Geometric Abstraction also played a large role in the trajectory of 20th-century art. Artists no longer felt compelled to render recognizable human life and could celebrate the purity of geometry. Piet Mondrian, Josef Albers (fig. 6), Ellsworth Kelly, Judd, and Frank Stella were some of the biggest geometric painters of the last century but some photographers also followed this path. Brett Weston: Significant Details, will be on view in the Donald Karshan Center of Graphic Art from April 28, 2018 through July 29, 2018 and showcases the photographs of Edward Weston's son, Brett (1911-1993) who took cues from his father and created stunning black and white photographs that mirror 20th-century Geometric Abstraction (fig. 7). Honing in on details in the natural or built environment, he found beauty in shapes, form, and patterns all around us and brought them forth in black and white high contrast. His photos ranging from large sand dunes and glaciers to leaves, cacti, cracked glass, and even grease droplets are close-up studies of geometric poetry created by nature. Interestingly, through, it is often hard to tell exactly what is depicted in his work. This was by design. Photography had now adopted some of the primary tenets of 20th-century Modernism. The subject matter is not necessarily important but artistic expression is. Pushing the boundaries of what could be photographed was now on par with developments in painting and other visual arts, all of which had come a long way since the 1800s.
If Brett Weston and other photographers of his generation "flipped the narrative" on the role of photography in art, some mid-20th-century painters were poised to up the ante yet again. No sooner did photographers decide that they could train their lens on abstract form and create "arty" photographs than painters opted to confront photography head-on at the point where it all began -- the faithful depiction of reality. Photo-Realism as an art form came on the scene in 1968-1969, with formative stages in New York and California, it involved the production of images that deployed near-microscopic detail to achieve the highest degree of realism possible. Using the photograph as the primary visual reference, artists such as Robert Bechtle, Charles Bell, Chuck Close, Robert Cottingham, Richard Estes (fig. 8), and Audry Flack painted with the goal of surpassing celluloid and often included technical or pictorial challenges with a focus on surface, such as glass, reflections, or the effects of light. In some artist's works, the use of multiple photographic studies for each work transcended the limitations of the normal depth of field of conventional photography.
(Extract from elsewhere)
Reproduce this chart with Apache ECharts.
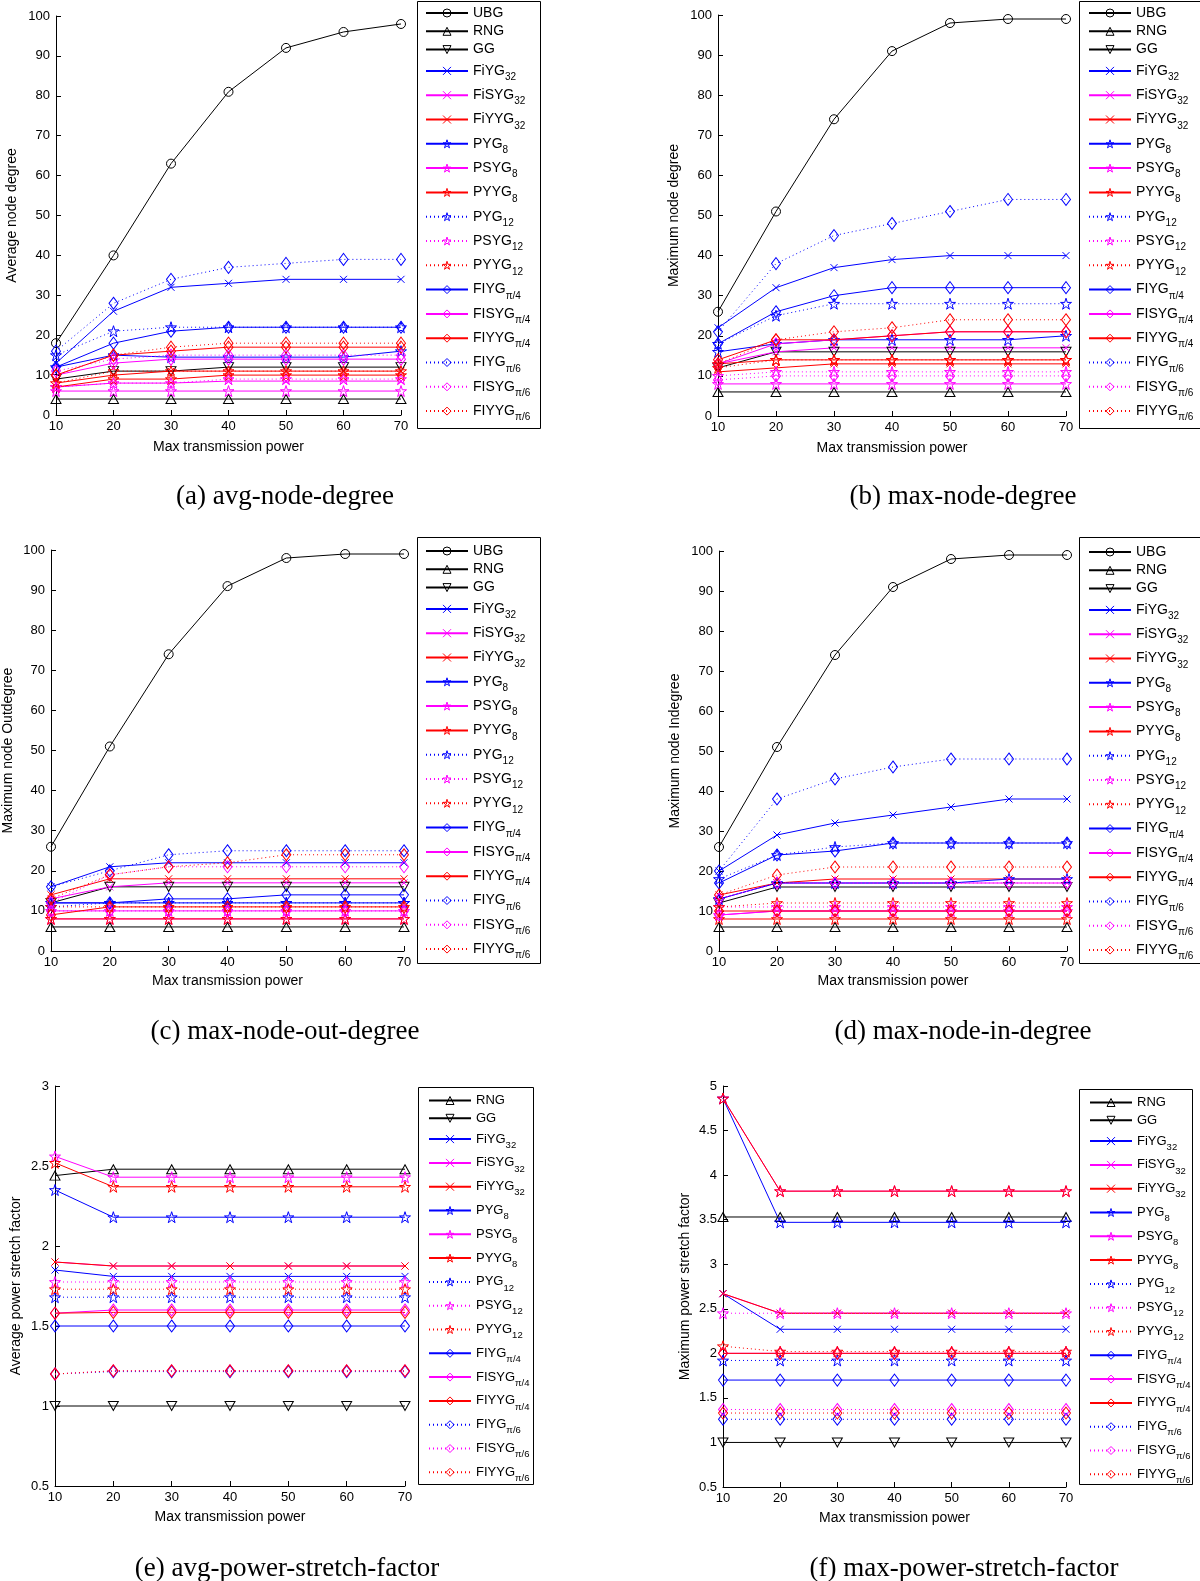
<!DOCTYPE html>
<html><head><meta charset="utf-8">
<script src="https://cdn.jsdelivr.net/npm/echarts@6/dist/echarts.min.js"></script>
<style>html,body{margin:0;padding:0;background:#fff}#c{width:1200px;height:1581px}</style>
</head><body><div id="c"></div>
<script>
// ---------------- data ----------------
const xValues = [10, 20, 30, 40, 50, 60, 70];
const seriesNames = ['UBG','RNG','GG','FiYG_32','FiSYG_32','FiYYG_32','PYG_8','PSYG_8','PYYG_8',
  'PYG_12','PSYG_12','PYYG_12','FIYG_π/4','FISYG_π/4','FIYYG_π/4','FIYG_π/6','FISYG_π/6','FIYYG_π/6'];

// (a) average node degree, rows follow seriesNames
const avgNodeDegree = [
  [18,40,63,81,92,96,98],
  [4,4,4,4,4,4,4],
  [9,11,11,12,12,12,12],
  [13,26,32,33,34,34,34],
  [7,8,8,8.5,8.5,8.5,8.5],
  [8,10,11,11,11,11,11],
  [12,15,14.5,14.5,14.5,14.5,16],
  [6,6,6,6,6,6,6],
  [7,9,9,10,10,10,10],
  [15,21,22,22,22,22,22],
  [7,8,8,9,9,9,9],
  [8,11,11,11,11,11,11],
  [12,18,21,22,22,22,22],
  [10,13,14,14,14,14,14],
  [10,15,16,17,17,17,17],
  [16,28,34,37,38,39,39],
  [11,14,15,15,15,15,15],
  [10,15,17,18,18,18,18]
];
// (b) maximum node degree
const maxNodeDegree = [
  [26,51,74,91,98,99,99],
  [6,6,6,6,6,6,6],
  [12,16,16,16,16,16,16],
  [22,32,37,39,40,40,40],
  [13,16,17,17,17,17,17],
  [11,12,13,13,13,13,13],
  [16,18,19,19,19,19,20],
  [8,8,8,8,8,8,8],
  [13,14,14,14,14,14,14],
  [18,25,28,28,28,28,28],
  [10,11,11,11,11,11,11],
  [12,14,14,14,14,14,14],
  [18,26,30,32,32,32,32],
  [13,18,19,20,21,21,21],
  [14,19,19,20,21,21,21],
  [21,38,45,48,51,54,54],
  [9,10,10,10,10,10,10],
  [13,19,21,22,24,24,24]
];
// (c) maximum node out-degree
const maxNodeOutDegree = [
  [26,51,74,91,98,99,99],
  [6,6,6,6,6,6,6],
  [12,16,16,16,16,16,16],
  [16,21,22,22,22,22,22],
  [13,16,17,17,17,17,17],
  [14,18,18,18,18,18,18],
  [12,12,12,12,12,12,12],
  [8,8,8,8,8,8,8],
  [8,8,8,8,8,8,8],
  [11,12,12,12,12,12,12],
  [10,10,10,10,10,10,10],
  [11,11,11,11,11,11,11],
  [12,12,13,13,14,14,14],
  [10,10,10,10,10,10,10],
  [9,11,11,11,11,11,11],
  [16,20,24,25,25,25,25],
  [12,19,21,21,21,21,21],
  [13,19,21,22,24,24,24]
];
// (d) maximum node in-degree
const maxNodeInDegree = [
  [26,51,74,91,98,99,99],
  [6,6,6,6,6,6,6],
  [12,16,16,16,16,16,16],
  [20,29,32,34,36,38,38],
  [13,17,17,17,17,17,17],
  [14,17,18,18,18,18,18],
  [13,17,17,17,17,18,18],
  [9,10,10,10,10,10,10],
  [8,8,8,8,8,8,8],
  [18,24,26,27,27,27,27],
  [11,11,11,11,11,11,11],
  [11,12,12,12,12,12,12],
  [17,24,25,27,27,27,27],
  [9,10,10,10,10,10,10],
  [10,10,10,10,10,10,10],
  [20,38,43,46,48,48,48],
  [13,17,17,17,17,17,17],
  [14,19,21,21,21,21,21]
];
// (e) average power stretch factor, rows follow seriesNames without UBG
const avgPowerStretch = [
  [2.44,2.48,2.48,2.48,2.48,2.48,2.48],
  [1,1,1,1,1,1,1],
  [1.85,1.81,1.81,1.81,1.81,1.81,1.81],
  [1.9,1.875,1.875,1.875,1.875,1.875,1.875],
  [1.9,1.875,1.875,1.875,1.875,1.875,1.875],
  [2.35,2.18,2.18,2.18,2.18,2.18,2.18],
  [2.56,2.43,2.43,2.43,2.43,2.43,2.43],
  [2.52,2.37,2.37,2.37,2.37,2.37,2.37],
  [1.68,1.68,1.68,1.68,1.68,1.68,1.68],
  [1.775,1.775,1.775,1.775,1.775,1.775,1.775],
  [1.73,1.73,1.73,1.73,1.73,1.73,1.73],
  [1.5,1.5,1.5,1.5,1.5,1.5,1.5],
  [1.58,1.6,1.6,1.6,1.6,1.6,1.6],
  [1.58,1.585,1.585,1.585,1.585,1.585,1.585],
  [1.2,1.215,1.215,1.215,1.215,1.215,1.215],
  [1.2,1.22,1.22,1.22,1.22,1.22,1.22],
  [1.2,1.22,1.22,1.22,1.22,1.22,1.22]
];
// (f) maximum power stretch factor
const maxPowerStretch = [
  [3.53,3.53,3.53,3.53,3.53,3.53,3.53],
  [1,1,1,1,1,1,1],
  [2.67,2.27,2.27,2.27,2.27,2.27,2.27],
  [2.67,2.45,2.45,2.45,2.45,2.45,2.45],
  [2.67,2.45,2.45,2.45,2.45,2.45,2.45],
  [4.86,3.47,3.47,3.47,3.47,3.47,3.47],
  [4.86,3.82,3.82,3.82,3.82,3.82,3.82],
  [4.86,3.82,3.82,3.82,3.82,3.82,3.82],
  [1.92,1.92,1.92,1.92,1.92,1.92,1.92],
  [2.45,2.45,2.45,2.45,2.45,2.45,2.45],
  [2.08,2.02,2.02,2.02,2.02,2.02,2.02],
  [1.7,1.7,1.7,1.7,1.7,1.7,1.7],
  [2.0,2.0,2.0,2.0,2.0,2.0,2.0],
  [2.0,2.0,2.0,2.0,2.0,2.0,2.0],
  [1.26,1.26,1.26,1.26,1.26,1.26,1.26],
  [1.37,1.37,1.37,1.37,1.37,1.37,1.37],
  [1.33,1.33,1.33,1.33,1.33,1.33,1.33]
];

// ---------------- styles ----------------
const BLUE = '#0000ff', MAG = '#ff00ff', RED = '#ff0000', BLK = '#000000';
const FONT = '"Liberation Sans", Arial, Helvetica, sans-serif';
function starPath() {
  let d = '';
  for (let k = 0; k < 10; k++) {
    const a = (-90 + 36 * k) * Math.PI / 180;
    const r = k % 2 ? 3.82 : 10;
    d += (k ? 'L' : 'M') + (10 + r * Math.cos(a)).toFixed(2) + ',' + (10 + r * Math.sin(a)).toFixed(2);
  }
  return 'path://' + d + 'Z';
}
const SYM = {
  circle: { symbol: 'circle', size: 9 },
  up: { symbol: 'path://M5,0L10,8.66L0,8.66Z', size: [10, 9] },
  down: { symbol: 'path://M0,0L10,0L5,8.66Z', size: [10, 9] },
  x: { symbol: 'path://M0,0L10,10M10,0L0,10', size: 7 },
  star: { symbol: starPath(), size: 11 },
  diamond: { symbol: 'diamond', size: [9, 12] }
};
const DOT = [1, 3];
const STYLE = {
  'UBG': [BLK, 'circle', 'solid'], 'RNG': [BLK, 'up', 'solid'], 'GG': [BLK, 'down', 'solid'],
  'FiYG_32': [BLUE, 'x', 'solid'], 'FiSYG_32': [MAG, 'x', 'solid'], 'FiYYG_32': [RED, 'x', 'solid'],
  'PYG_8': [BLUE, 'star', 'solid'], 'PSYG_8': [MAG, 'star', 'solid'], 'PYYG_8': [RED, 'star', 'solid'],
  'PYG_12': [BLUE, 'star', DOT], 'PSYG_12': [MAG, 'star', DOT], 'PYYG_12': [RED, 'star', DOT],
  'FIYG_π/4': [BLUE, 'diamond', 'solid'], 'FISYG_π/4': [MAG, 'diamond', 'solid'], 'FIYYG_π/4': [RED, 'diamond', 'solid'],
  'FIYG_π/6': [BLUE, 'diamond', DOT], 'FISYG_π/6': [MAG, 'diamond', DOT], 'FIYYG_π/6': [RED, 'diamond', DOT]
};

const PLOTS = [
  { rows: avgNodeDegree, names: seriesNames, grid: { left: 56, top: 16, width: 345, height: 399 },
    y: { min: 0, max: 100, interval: 10, name: 'Average node degree', gap: 37 }, xGap: 25,
    box: [417, 1, 123, 427], leg: [425, 4.5], big: true, cap: ['(a) avg-node-degree', 285, 497] },
  { rows: maxNodeDegree, names: seriesNames, grid: { left: 718, top: 15, width: 348, height: 401 },
    y: { min: 0, max: 100, interval: 10, name: 'Maximum node degree', gap: 37 }, xGap: 25,
    box: [1079, 1, 130, 427], leg: [1088, 4.5], big: true, cap: ['(b) max-node-degree', 963, 497] },
  { rows: maxNodeOutDegree, names: seriesNames, grid: { left: 51, top: 550, width: 353, height: 401 },
    y: { min: 0, max: 100, interval: 10, name: 'Maximum node Outdegree', gap: 36 }, xGap: 23,
    box: [417, 537, 123, 426], leg: [425, 542.5], big: true, cap: ['(c) max-node-out-degree', 285, 1032] },
  { rows: maxNodeInDegree, names: seriesNames, grid: { left: 719, top: 551, width: 348, height: 400 },
    y: { min: 0, max: 100, interval: 10, name: 'Maximum node Indegree', gap: 37 }, xGap: 23,
    box: [1079, 537, 130, 426], leg: [1088, 543.5], big: true, cap: ['(d) max-node-in-degree', 963, 1032] },
  { rows: avgPowerStretch, names: seriesNames.slice(1), grid: { left: 55, top: 1086, width: 350, height: 400 },
    y: { min: 0.5, max: 3, interval: 0.5, name: 'Average power stretch factor', gap: 32 }, xGap: 24,
    box: [418, 1087, 115, 397], leg: [428, 1092.5], big: false, cap: ['(e) avg-power-stretch-factor', 287, 1569] },
  { rows: maxPowerStretch, names: seriesNames.slice(1), grid: { left: 723, top: 1086, width: 343, height: 401 },
    y: { min: 0.5, max: 5, interval: 0.5, name: 'Maximum power stretch factor', gap: 31 }, xGap: 24,
    box: [1079, 1089, 113, 395], leg: [1089, 1094.5], big: false, cap: ['(f) max-power-stretch-factor', 964, 1569] }
];

function legendFormatter(name) {
  const i = name.indexOf('_');
  if (i < 0) return '{p|' + name + '}';
  return '{n|' + name.slice(0, i) + '}{s|' + name.slice(i + 1) + '}';
}

const grids = [], xAxes = [], yAxes = [], series = [], legends = [], graphics = [];
PLOTS.forEach((P, gi) => {
  grids.push(Object.assign({ containLabel: false }, P.grid));
  const axisCommon = {
    gridIndex: gi, type: 'value', nameLocation: 'middle',
    nameTextStyle: { color: '#000', fontSize: 14, fontFamily: FONT },
    axisLine: { onZero: false, lineStyle: { color: '#000', width: 1 } },
    axisTick: { inside: true, length: 5, lineStyle: { color: '#000', width: 1 } },
    axisLabel: { color: '#000', fontSize: 13, fontFamily: FONT },
    splitLine: { show: false }
  };
  xAxes.push(Object.assign({}, axisCommon, {
    min: 10, max: 70, interval: 10, name: 'Max transmission power', nameGap: P.xGap,
    axisLabel: Object.assign({}, axisCommon.axisLabel, { margin: 5 })
  }));
  yAxes.push(Object.assign({}, axisCommon, {
    min: P.y.min, max: P.y.max, interval: P.y.interval, name: P.y.name, nameGap: P.y.gap,
    axisLabel: Object.assign({}, axisCommon.axisLabel, { margin: 6 })
  }));
  P.names.forEach((nm, si) => {
    const st = STYLE[nm];
    const sym = SYM[st[1]];
    series.push({
      type: 'line', name: nm, xAxisIndex: gi, yAxisIndex: gi,
      data: xValues.map((x, k) => [x, P.rows[si][k]]),
      symbol: sym.symbol, symbolSize: sym.size, showAllSymbol: true,
      lineStyle: { color: st[0], width: 1, type: st[2] },
      itemStyle: { color: 'none', borderColor: st[0], borderWidth: 1 },
      emphasis: { disabled: true }, animation: false, clip: false
    });
  });
  const fs = P.big ? 14 : 13;
  const pp = 1.5;
  legends.push({
    orient: 'vertical', left: P.leg[0], top: P.leg[1], padding: 0,
    itemGap: P.big ? 1.3 : 1.8, itemWidth: 42, itemHeight: 10,
    selectedMode: false,
    data: P.names.map(nm => ({
      name: nm,
      itemStyle: { color: 'rgba(255,255,255,0)', borderColor: STYLE[nm][0], borderWidth: 1 }
    })),
    formatter: legendFormatter,
    itemStyle: { borderWidth: 1 },
    textStyle: {
      color: '#000', fontFamily: FONT, fontSize: fs,
      rich: {
        p: { fontFamily: FONT, fontSize: fs, lineHeight: fs + 2, padding: [pp, 0, pp, 0], color: '#000' },
        n: { fontFamily: FONT, fontSize: fs, lineHeight: fs + 2, color: '#000' },
        s: { fontFamily: FONT, fontSize: P.big ? 10 : 9.5, lineHeight: P.big ? 10 : 9,
             padding: [P.big ? 13 : 12, 0, 0, 0], color: '#000' }
      }
    }
  });
  graphics.push({
    type: 'rect', silent: true, z: -1,
    shape: { x: P.box[0] + 0.5, y: P.box[1] + 0.5, width: P.box[2], height: P.box[3] },
    style: { fill: 'none', stroke: '#000', lineWidth: 1 }
  });
  graphics.push({
    type: 'text', silent: true, x: P.cap[1], y: P.cap[2],
    style: { text: P.cap[0], fill: '#000', fontSize: 27, fontFamily: '"Liberation Serif", "Times New Roman", serif',
             align: 'center', verticalAlign: 'middle' }
  });
});

const chart = echarts.init(document.getElementById('c'), null, { renderer: 'canvas' });
chart.setOption({
  backgroundColor: '#fff', animation: false,
  grid: grids, xAxis: xAxes, yAxis: yAxes, series: series, legend: legends, graphic: graphics
});
</script></body></html>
Luster: Realism and Hyperrealism in Contemporary Automobile and Motorcycle Painting is an exhibition that celebrates the height of his phenomenon in 20th-century and early 21st-century art. The artists in the exhibition, on display now through June 21, 2018, in the Ford Gallery at MOAS, have all closely followed in the footsteps of the mid-20th-century Photorealists while choosing to apply their skills to the faithful representation of gleaming automobiles and motorcycles (fig. 9). As in the work of Richard Estes and Robert Cottingham, the reflection of light off shiny surfaces is particularly well-suited to Photorealism and reminds us that the effect of light still occupies artists in our times as it did in the early 19th-century. Chrome, steel, glass, and vibrant enamel paint now are featured prominently in our post-industrial era and provide perfect source material for artists seeking to conquer photography on its own terms. The circle is complete and yet, somehow, there is certain to be another chapter yet to be written in the ongoing role reversal of photography and painting.